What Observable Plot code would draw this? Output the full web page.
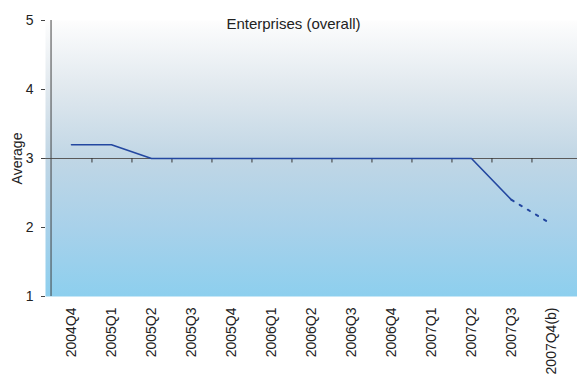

==========

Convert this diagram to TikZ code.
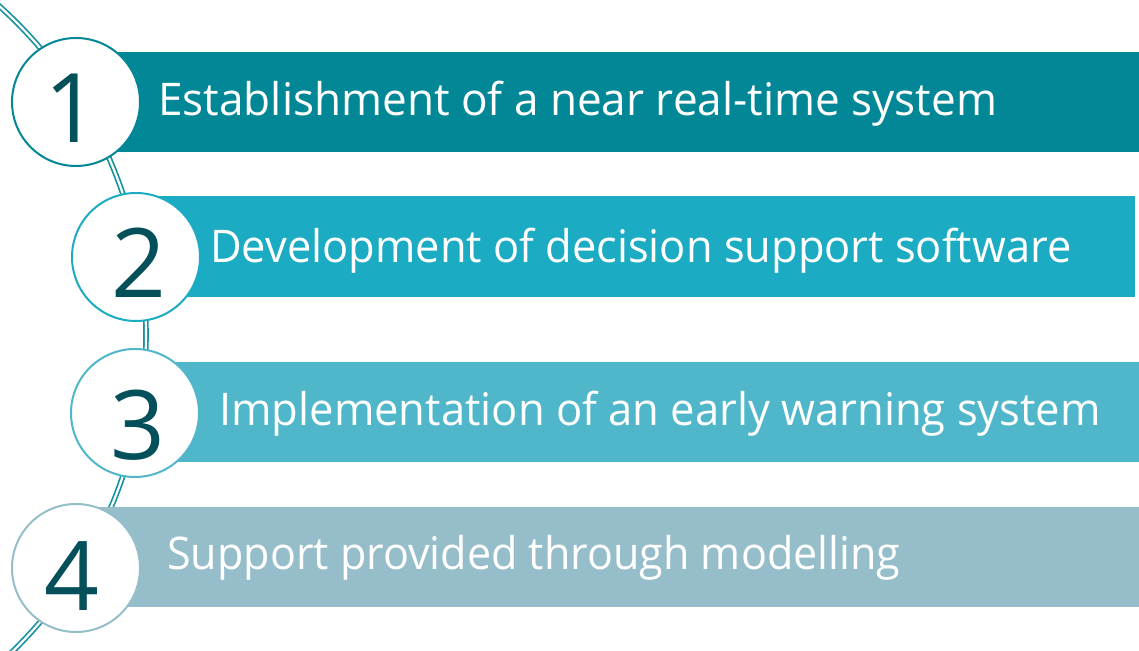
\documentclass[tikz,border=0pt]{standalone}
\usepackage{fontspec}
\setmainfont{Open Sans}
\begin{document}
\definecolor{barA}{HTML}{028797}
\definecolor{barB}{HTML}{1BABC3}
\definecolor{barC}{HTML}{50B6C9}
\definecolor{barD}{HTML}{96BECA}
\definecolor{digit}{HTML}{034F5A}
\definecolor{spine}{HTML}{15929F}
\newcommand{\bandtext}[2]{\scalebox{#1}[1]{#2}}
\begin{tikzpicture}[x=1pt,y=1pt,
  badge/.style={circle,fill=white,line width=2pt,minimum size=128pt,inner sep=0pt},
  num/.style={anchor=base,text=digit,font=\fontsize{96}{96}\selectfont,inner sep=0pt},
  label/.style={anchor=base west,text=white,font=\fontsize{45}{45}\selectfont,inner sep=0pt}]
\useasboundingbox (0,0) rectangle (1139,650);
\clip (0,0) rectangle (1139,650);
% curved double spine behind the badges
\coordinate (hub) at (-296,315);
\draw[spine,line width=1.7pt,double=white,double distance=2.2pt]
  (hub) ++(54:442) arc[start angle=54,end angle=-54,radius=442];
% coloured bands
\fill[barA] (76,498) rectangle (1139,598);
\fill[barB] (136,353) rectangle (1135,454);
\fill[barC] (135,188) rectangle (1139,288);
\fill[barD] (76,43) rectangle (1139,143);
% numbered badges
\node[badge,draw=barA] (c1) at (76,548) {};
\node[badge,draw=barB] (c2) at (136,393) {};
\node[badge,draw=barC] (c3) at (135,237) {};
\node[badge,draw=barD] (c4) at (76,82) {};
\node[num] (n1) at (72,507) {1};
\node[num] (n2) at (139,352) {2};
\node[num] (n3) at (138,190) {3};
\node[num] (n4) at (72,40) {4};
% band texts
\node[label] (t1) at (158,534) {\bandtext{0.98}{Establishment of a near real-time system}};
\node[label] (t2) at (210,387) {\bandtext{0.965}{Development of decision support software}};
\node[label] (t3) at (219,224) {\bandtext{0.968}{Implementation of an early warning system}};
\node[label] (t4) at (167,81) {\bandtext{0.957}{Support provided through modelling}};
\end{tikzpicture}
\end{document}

==========

Goal
Work out how many lines in the records above contain the word "code", and give only that number.

Correct response
2